BEHIND THE SCENES AT CHRISTIE’S AUCTION HOUSE, WHERE DIAMOND RINGS SELL FOR MILLIONS
Clutching at catalogues and licking the tips of their fingers as they flip from page to page, prospective buyers fill the room, following the lots as the auctioneer calls them out. I watch them raise their paddles surreptitiously and, unused to the confidential nature of auctions, find myself peering around with curiosity. Understandably, my gaze is met with taciturn stares from buyers who wish to remain anonymous in the crowd. I soon acclimatise to auction etiquette and make sure to sit firmly on my hands, for fear of scratching my nose and ending up the proud owner of a 19th century diamond tiara.
I am at Christie’s Auction House in St. James, London, having gained exclusive access to the 2019 Important Jewels Sale.
Founded in 1766, Christie’s is one of the two largest auction houses the world over, alongside competitor Sotheby’s. It’s the place where Leonardo da Vinci Salvator Mundi sold for $450.3 million, where Elton John flogged 20 oh his luxury cars and the Givenchy black dress worn by Audrey Hepburn in ‘Breakfast at Tiffany’s’ was bought for just under half a million pounds.

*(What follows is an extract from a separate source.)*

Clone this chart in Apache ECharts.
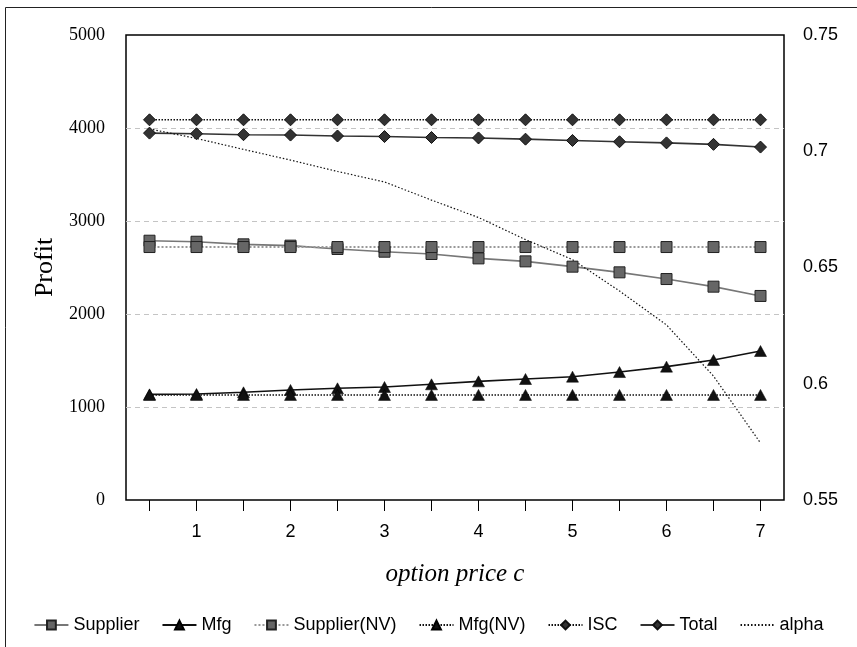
<!DOCTYPE html>
<html>
<head>
<meta charset="utf-8">
<script src="https://cdn.jsdelivr.net/npm/echarts@6/dist/echarts.min.js"></script>
<style>html,body{margin:0;padding:0;background:#fff;}#c{width:857px;height:647px;}</style>
</head>
<body>
<div id="c"></div>
<script>
const optionPrice = ['0.5','1','1.5','2','2.5','3','3.5','4','4.5','5','5.5','6','6.5','7'];
const supplier   = [2788,2777,2749,2735,2699,2670,2645,2598,2566,2509,2448,2376,2294,2194];
const mfg        = [1136,1140,1158,1183,1201,1215,1244,1276,1301,1326,1376,1434,1505,1602];
const supplierNV = [2720,2720,2720,2720,2720,2720,2720,2720,2720,2720,2720,2720,2720,2720];
const mfgNV      = [1130,1130,1130,1130,1130,1130,1130,1130,1130,1130,1130,1130,1130,1130];
const isc        = [4088,4088,4088,4088,4088,4088,4088,4088,4088,4088,4088,4088,4088,4088];
const total      = [3945,3938,3928,3924,3914,3908,3898,3893,3880,3866,3852,3840,3824,3795];
const alpha      = [0.7096,0.7055,0.7008,0.6962,0.6913,0.6868,0.679,0.6715,0.662,0.6534,0.6399,0.6253,0.6033,0.5745];
const profitTicks = {min: 0, max: 5000, interval: 1000};
const alphaTicks = {min: 0.55, max: 0.75, interval: 0.05};

const chart = echarts.init(document.getElementById('c'), null, {renderer: 'canvas'});
const sq = {symbol: 'rect', symbolSize: 11, itemStyle: {color: '#666', borderColor: '#222', borderWidth: 1}};
const tri = {symbol: 'triangle', symbolSize: [12, 11], itemStyle: {color: '#111', borderColor: '#000', borderWidth: 0.5}};
const dia = {symbol: 'diamond', symbolSize: [12, 12], itemStyle: {color: '#333', borderColor: '#111', borderWidth: 1}};
function mk(name, data, marker, line, extra) {
  return Object.assign({
    name, type: 'line', data, showAllSymbol: true, animation: false,
    lineStyle: line, emphasis: {disabled: true}
  }, marker, extra || {});
}
chart.setOption({
  animation: false,
  graphic: [{type: 'rect', shape: {x: 5.5, y: 7.5, width: 900, height: 700}, style: {fill: 'none', stroke: '#222', lineWidth: 1}, silent: true}],
  grid: {left: 126, top: 35, right: 73, bottom: 147, show: true, borderColor: '#000', borderWidth: 1.5, backgroundColor: 'transparent'},
  legend: {
    bottom: 8, left: 'center', itemWidth: 34, itemHeight: 11, itemGap: 22,
    textStyle: {fontFamily: 'Liberation Sans, Arial, sans-serif', fontSize: 18, color: '#000'},
    data: ['Supplier','Mfg','Supplier(NV)','Mfg(NV)','ISC','Total', {name: 'alpha', itemStyle: {opacity: 0}}]
  },
  xAxis: {
    type: 'category', data: optionPrice, boundaryGap: true,
    name: 'option price c', nameLocation: 'middle', nameGap: 62,
    nameTextStyle: {fontFamily: 'Liberation Serif, Times New Roman, serif', fontStyle: 'italic', fontSize: 25, color: '#000'},
    axisLine: {show: false},
    axisTick: {show: true, alignWithLabel: true, interval: 0, length: 11, lineStyle: {color: '#000', width: 1}},
    axisLabel: {interval: (i) => i % 2 === 1, margin: 23, fontFamily: 'Liberation Sans, Arial, sans-serif', fontSize: 18, color: '#000'},
    splitLine: {show: false}
  },
  yAxis: [{
    type: 'value', min: profitTicks.min, max: profitTicks.max, interval: profitTicks.interval,
    name: 'Profit', nameLocation: 'middle', nameGap: 68, nameRotate: 90,
    nameTextStyle: {fontFamily: 'Liberation Serif, Times New Roman, serif', fontSize: 26, color: '#000'},
    axisLine: {show: false}, axisTick: {show: false},
    axisLabel: {margin: 21, fontFamily: 'Liberation Serif, Times New Roman, serif', fontSize: 18, color: '#000',
      formatter: (v) => String(v)},
    splitLine: {show: true, showMinLine: false, showMaxLine: false, lineStyle: {color: '#c4c4c4', type: [5, 4], width: 1}}
  }, {
    type: 'value', min: alphaTicks.min, max: alphaTicks.max, interval: alphaTicks.interval, position: 'right',
    axisLine: {show: false}, axisTick: {show: false},
    axisLabel: {margin: 19, fontFamily: 'Liberation Sans, Arial, sans-serif', fontSize: 18, color: '#000',
      formatter: (v) => String(+v.toFixed(2))},
    splitLine: {show: false}
  }],
  series: [
    mk('Supplier', supplier, sq, {color: '#777', width: 1.6, type: 'solid'}),
    mk('Mfg', mfg, tri, {color: '#111', width: 1.6, type: 'solid'}),
    mk('Supplier(NV)', supplierNV, sq, {color: '#999', width: 2, type: [2, 2]}),
    mk('Mfg(NV)', mfgNV, tri, {color: '#111', width: 1.5, type: [1.5, 1.5]}),
    mk('ISC', isc, dia, {color: '#111', width: 1.5, type: [1.5, 1.5]}),
    mk('Total', total, dia, {color: '#333', width: 1.6, type: 'solid'}),
    mk('alpha', alpha, {symbol: 'none', itemStyle: {color: '#111'}}, {color: '#111', width: 1.2, type: [1.5, 2]}, {yAxisIndex: 1})
  ]
});
</script>
</body>
</html>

Back in the room, there is a hushed sense of excitement, which gradually simmers as higher priced items appear on the screen. Christie’s staff can be seen manning the phone banks in lines, negotiating with clients on calls as each item progresses. “The sapphire and diamond wristwatch is now at £80,000 Madame, would you like to say £85,000?” one might mutter discreetly down the phone at any given point. Said wristwatch ends up being bought for £87,500, a mid to high price point of the day’s proceedings.
A rare medieval sapphire ring, hailing from the 1400s, goes for £30,000. The design is iconographic, with the infant Christ engraved on one side of the gold mount. The ring is one of the oldest items they have ever sold at auction.